Problem requirements: Can you transcribe the data exactly? Leave the pictures out.

Provided data:
──────────────────────────────

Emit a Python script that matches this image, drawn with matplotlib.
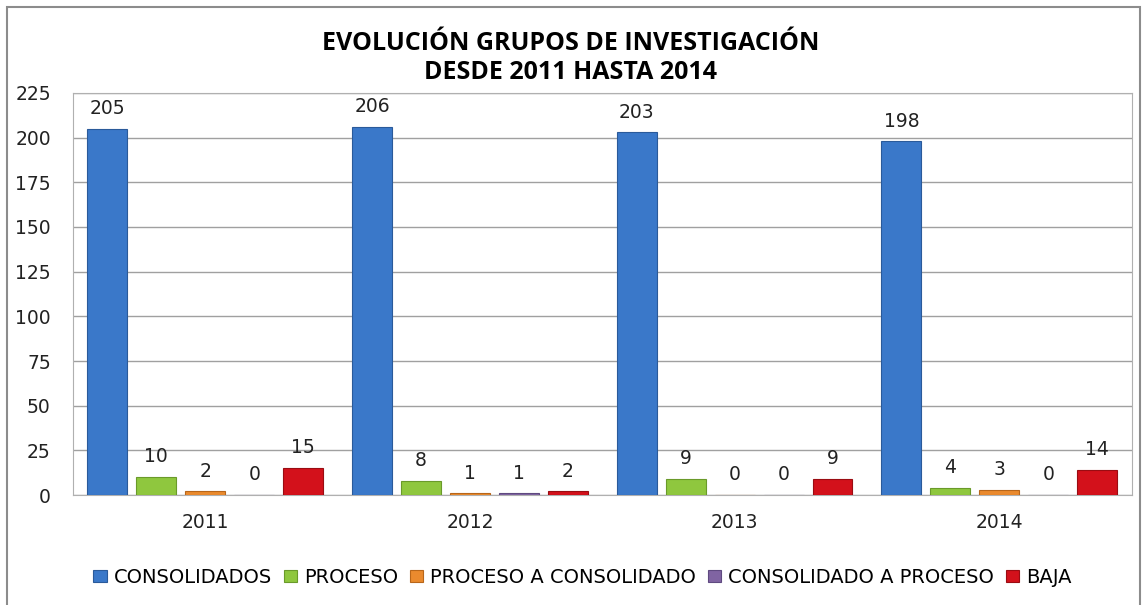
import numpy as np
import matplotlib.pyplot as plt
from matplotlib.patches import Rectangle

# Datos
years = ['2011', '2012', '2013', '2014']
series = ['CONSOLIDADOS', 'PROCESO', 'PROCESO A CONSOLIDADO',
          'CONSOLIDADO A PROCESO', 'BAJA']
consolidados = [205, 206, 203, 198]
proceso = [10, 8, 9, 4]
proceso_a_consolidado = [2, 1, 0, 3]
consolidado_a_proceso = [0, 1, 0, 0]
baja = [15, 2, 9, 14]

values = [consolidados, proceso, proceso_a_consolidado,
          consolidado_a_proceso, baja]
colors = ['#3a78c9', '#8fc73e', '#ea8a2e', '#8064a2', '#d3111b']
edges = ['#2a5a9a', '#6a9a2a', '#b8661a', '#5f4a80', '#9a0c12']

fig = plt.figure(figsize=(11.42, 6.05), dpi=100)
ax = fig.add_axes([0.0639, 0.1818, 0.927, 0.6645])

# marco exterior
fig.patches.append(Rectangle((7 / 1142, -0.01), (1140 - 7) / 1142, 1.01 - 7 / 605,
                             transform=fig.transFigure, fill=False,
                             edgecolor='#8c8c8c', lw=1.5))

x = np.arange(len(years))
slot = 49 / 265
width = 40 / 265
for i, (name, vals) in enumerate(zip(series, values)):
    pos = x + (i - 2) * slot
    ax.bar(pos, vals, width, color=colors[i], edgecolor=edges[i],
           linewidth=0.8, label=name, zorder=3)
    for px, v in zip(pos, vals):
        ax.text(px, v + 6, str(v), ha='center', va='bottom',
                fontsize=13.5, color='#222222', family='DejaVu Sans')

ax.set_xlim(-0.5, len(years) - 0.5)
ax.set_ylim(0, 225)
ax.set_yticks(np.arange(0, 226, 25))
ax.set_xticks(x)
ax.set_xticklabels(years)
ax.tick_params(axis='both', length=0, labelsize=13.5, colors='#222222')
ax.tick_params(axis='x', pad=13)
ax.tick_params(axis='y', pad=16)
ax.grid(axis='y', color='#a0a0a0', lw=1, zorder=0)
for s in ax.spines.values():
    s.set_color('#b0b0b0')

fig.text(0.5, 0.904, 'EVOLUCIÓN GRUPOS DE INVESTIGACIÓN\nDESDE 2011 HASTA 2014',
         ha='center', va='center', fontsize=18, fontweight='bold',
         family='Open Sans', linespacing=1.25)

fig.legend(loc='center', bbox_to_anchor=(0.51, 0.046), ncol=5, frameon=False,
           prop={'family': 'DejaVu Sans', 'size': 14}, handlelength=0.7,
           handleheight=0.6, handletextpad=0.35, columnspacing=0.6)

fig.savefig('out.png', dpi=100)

──────────────────────────────

Task answer:
Emit a Python script that matches this image, drawn with matplotlib.
import numpy as np
import matplotlib.pyplot as plt
from matplotlib.patches import Rectangle

# Datos
years = ['2011', '2012', '2013', '2014']
series = ['CONSOLIDADOS', 'PROCESO', 'PROCESO A CONSOLIDADO',
          'CONSOLIDADO A PROCESO', 'BAJA']
consolidados = [205, 206, 203, 198]
proceso = [10, 8, 9, 4]
proceso_a_consolidado = [2, 1, 0, 3]
consolidado_a_proceso = [0, 1, 0, 0]
baja = [15, 2, 9, 14]

values = [consolidados, proceso, proceso_a_consolidado,
          consolidado_a_proceso, baja]
colors = ['#3a78c9', '#8fc73e', '#ea8a2e', '#8064a2', '#d3111b']
edges = ['#2a5a9a', '#6a9a2a', '#b8661a', '#5f4a80', '#9a0c12']

fig = plt.figure(figsize=(11.42, 6.05), dpi=100)
ax = fig.add_axes([0.0639, 0.1818, 0.927, 0.6645])

# marco exterior
fig.patches.append(Rectangle((7 / 1142, -0.01), (1140 - 7) / 1142, 1.01 - 7 / 605,
                             transform=fig.transFigure, fill=False,
                             edgecolor='#8c8c8c', lw=1.5))

x = np.arange(len(years))
slot = 49 / 265
width = 40 / 265
for i, (name, vals) in enumerate(zip(series, values)):
    pos = x + (i - 2) * slot
    ax.bar(pos, vals, width, color=colors[i], edgecolor=edges[i],
           linewidth=0.8, label=name, zorder=3)
    for px, v in zip(pos, vals):
        ax.text(px, v + 6, str(v), ha='center', va='bottom',
                fontsize=13.5, color='#222222', family='DejaVu Sans')

ax.set_xlim(-0.5, len(years) - 0.5)
ax.set_ylim(0, 225)
ax.set_yticks(np.arange(0, 226, 25))
ax.set_xticks(x)
ax.set_xticklabels(years)
ax.tick_params(axis='both', length=0, labelsize=13.5, colors='#222222')
ax.tick_params(axis='x', pad=13)
ax.tick_params(axis='y', pad=16)
ax.grid(axis='y', color='#a0a0a0', lw=1, zorder=0)
for s in ax.spines.values():
    s.set_color('#b0b0b0')

fig.text(0.5, 0.904, 'EVOLUCIÓN GRUPOS DE INVESTIGACIÓN\nDESDE 2011 HASTA 2014',
         ha='center', va='center', fontsize=18, fontweight='bold',
         family='Open Sans', linespacing=1.25)

fig.legend(loc='center', bbox_to_anchor=(0.51, 0.046), ncol=5, frameon=False,
           prop={'family': 'DejaVu Sans', 'size': 14}, handlelength=0.7,
           handleheight=0.6, handletextpad=0.35, columnspacing=0.6)

fig.savefig('out.png', dpi=100)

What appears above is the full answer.